- **WHAT TO WORK ON**
Only the lines from the start of the entries through the line with "Chart.register(...registerables);" are wanted; please output them exactly.

- **PROVIDED DATA**

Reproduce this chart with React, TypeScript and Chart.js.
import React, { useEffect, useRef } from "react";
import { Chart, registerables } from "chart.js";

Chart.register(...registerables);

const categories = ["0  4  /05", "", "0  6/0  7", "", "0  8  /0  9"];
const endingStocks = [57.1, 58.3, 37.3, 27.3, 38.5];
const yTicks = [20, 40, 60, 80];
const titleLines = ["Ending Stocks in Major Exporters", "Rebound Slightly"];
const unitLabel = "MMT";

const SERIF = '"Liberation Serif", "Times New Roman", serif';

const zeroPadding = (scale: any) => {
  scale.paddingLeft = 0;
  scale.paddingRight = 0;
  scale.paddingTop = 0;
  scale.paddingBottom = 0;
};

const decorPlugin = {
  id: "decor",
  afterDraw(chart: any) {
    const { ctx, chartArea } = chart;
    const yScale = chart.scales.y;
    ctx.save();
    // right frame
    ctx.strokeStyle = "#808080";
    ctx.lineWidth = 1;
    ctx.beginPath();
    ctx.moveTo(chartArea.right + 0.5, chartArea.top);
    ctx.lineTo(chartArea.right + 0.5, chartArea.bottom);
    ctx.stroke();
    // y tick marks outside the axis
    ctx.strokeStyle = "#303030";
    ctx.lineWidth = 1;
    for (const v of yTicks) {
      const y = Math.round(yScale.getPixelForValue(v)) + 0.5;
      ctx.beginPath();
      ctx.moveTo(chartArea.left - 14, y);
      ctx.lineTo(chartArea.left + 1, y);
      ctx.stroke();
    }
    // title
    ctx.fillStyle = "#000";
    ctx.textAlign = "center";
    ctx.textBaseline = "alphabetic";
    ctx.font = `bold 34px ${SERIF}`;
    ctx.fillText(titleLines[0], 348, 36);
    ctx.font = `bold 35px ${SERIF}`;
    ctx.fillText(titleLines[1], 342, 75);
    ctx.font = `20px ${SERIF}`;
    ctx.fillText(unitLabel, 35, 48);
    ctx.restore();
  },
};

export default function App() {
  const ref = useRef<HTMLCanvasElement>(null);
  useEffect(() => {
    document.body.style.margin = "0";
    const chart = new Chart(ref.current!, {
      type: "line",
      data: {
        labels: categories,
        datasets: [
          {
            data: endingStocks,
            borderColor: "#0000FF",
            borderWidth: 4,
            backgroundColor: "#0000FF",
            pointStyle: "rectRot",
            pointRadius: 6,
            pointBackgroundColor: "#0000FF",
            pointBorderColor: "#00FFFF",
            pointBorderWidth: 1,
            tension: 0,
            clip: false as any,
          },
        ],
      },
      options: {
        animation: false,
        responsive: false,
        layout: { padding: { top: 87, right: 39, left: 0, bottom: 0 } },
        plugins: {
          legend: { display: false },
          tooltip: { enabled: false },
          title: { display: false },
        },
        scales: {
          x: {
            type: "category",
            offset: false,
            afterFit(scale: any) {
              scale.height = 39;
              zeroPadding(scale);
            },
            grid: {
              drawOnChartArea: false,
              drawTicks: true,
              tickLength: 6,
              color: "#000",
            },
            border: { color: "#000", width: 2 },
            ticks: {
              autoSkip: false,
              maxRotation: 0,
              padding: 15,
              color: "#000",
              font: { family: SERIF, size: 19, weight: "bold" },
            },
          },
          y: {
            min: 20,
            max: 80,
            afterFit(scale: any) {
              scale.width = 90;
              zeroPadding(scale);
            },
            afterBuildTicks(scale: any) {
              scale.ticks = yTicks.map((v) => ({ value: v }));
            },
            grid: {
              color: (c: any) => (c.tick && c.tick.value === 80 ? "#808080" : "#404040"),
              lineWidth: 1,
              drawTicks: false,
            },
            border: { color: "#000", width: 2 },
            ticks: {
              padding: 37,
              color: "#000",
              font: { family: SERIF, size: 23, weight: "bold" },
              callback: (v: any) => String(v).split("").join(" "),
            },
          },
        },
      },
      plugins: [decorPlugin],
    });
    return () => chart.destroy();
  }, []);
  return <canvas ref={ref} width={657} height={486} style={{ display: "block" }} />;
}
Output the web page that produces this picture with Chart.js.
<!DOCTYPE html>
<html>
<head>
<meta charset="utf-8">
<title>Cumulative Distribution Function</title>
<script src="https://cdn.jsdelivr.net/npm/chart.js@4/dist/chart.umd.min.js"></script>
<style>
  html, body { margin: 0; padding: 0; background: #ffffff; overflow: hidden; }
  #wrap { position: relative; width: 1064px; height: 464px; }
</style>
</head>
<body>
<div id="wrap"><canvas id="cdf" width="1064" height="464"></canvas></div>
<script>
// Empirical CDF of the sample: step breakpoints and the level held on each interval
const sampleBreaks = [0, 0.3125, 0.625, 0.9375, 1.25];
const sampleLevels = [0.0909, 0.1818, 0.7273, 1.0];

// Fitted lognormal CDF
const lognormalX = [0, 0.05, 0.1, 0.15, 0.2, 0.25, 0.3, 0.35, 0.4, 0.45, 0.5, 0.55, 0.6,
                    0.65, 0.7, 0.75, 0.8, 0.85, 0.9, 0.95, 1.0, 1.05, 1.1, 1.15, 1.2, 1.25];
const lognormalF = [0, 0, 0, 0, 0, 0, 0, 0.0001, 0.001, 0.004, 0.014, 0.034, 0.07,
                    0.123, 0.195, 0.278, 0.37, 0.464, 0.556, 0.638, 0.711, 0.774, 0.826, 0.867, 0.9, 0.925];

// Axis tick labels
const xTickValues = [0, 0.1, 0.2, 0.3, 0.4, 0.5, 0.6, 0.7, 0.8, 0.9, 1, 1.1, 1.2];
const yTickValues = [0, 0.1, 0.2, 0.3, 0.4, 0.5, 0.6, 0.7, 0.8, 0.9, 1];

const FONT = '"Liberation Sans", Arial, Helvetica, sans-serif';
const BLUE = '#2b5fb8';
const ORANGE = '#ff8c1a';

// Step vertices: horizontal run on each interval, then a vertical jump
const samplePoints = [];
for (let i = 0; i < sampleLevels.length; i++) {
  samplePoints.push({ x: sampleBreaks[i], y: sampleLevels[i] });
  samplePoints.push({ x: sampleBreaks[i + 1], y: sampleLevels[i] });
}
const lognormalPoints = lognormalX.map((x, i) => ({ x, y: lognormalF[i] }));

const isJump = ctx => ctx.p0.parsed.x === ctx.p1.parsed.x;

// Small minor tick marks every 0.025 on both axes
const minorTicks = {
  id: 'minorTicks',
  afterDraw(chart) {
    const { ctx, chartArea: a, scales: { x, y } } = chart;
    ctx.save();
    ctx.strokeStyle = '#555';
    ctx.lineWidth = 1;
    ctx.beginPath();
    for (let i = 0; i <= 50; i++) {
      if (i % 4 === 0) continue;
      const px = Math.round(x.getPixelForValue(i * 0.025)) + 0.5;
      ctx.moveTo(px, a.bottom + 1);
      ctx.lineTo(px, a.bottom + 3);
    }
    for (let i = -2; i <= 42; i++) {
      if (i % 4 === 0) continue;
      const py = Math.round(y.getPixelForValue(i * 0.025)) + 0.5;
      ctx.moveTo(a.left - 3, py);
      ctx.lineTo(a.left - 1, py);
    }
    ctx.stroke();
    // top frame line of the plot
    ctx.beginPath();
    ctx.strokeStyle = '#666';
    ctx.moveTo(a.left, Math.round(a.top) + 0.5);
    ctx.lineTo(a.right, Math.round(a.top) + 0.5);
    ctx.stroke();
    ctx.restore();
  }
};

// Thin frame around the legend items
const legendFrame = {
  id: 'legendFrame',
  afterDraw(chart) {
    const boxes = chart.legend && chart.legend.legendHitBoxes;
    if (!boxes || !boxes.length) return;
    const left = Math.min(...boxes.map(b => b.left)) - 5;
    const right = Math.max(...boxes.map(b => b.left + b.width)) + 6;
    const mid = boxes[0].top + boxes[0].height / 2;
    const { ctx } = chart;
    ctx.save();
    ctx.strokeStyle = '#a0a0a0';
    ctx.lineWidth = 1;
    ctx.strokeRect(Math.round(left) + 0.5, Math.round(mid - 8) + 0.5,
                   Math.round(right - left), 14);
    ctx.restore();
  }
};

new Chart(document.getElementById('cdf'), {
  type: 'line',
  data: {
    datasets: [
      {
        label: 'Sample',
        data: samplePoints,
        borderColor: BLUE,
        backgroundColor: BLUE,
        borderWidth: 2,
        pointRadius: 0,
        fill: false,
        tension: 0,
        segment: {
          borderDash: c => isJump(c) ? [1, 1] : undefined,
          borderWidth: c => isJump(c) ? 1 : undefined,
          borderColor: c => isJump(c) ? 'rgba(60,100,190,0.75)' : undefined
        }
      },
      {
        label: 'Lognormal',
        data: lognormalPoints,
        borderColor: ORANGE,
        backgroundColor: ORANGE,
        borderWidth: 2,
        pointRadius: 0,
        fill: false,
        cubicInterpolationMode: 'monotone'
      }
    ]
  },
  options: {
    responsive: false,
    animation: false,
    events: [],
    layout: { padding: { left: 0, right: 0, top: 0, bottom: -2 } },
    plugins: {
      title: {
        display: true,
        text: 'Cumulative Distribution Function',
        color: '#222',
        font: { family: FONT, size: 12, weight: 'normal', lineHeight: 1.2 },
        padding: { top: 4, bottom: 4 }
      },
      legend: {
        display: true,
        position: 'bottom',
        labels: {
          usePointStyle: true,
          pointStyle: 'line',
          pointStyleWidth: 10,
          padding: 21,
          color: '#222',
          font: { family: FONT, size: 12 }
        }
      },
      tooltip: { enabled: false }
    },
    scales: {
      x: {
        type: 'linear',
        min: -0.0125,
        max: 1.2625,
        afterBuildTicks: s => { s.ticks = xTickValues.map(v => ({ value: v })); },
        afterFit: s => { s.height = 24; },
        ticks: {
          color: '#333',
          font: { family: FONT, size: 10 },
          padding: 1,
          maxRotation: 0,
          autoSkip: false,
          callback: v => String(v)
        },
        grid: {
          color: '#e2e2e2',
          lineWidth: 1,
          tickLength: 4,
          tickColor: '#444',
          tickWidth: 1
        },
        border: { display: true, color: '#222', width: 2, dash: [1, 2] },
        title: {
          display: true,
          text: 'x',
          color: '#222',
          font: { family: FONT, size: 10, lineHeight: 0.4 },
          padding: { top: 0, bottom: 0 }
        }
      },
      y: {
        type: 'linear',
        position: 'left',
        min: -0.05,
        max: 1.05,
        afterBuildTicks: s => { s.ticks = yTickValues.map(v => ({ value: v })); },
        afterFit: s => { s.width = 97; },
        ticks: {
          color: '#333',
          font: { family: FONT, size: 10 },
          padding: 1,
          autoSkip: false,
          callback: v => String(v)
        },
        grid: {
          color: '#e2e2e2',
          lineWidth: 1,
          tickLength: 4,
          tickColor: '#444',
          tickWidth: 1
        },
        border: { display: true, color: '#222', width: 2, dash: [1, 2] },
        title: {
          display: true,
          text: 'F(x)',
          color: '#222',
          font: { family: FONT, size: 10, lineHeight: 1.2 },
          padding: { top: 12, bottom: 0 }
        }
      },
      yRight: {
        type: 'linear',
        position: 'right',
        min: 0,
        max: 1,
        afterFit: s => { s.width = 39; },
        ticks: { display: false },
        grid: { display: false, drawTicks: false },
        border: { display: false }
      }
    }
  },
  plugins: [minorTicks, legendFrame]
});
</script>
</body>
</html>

- **REPLY**
Reproduce this chart with React, TypeScript and Chart.js.
import React, { useEffect, useRef } from "react";
import { Chart, registerables } from "chart.js";

Chart.register(...registerables);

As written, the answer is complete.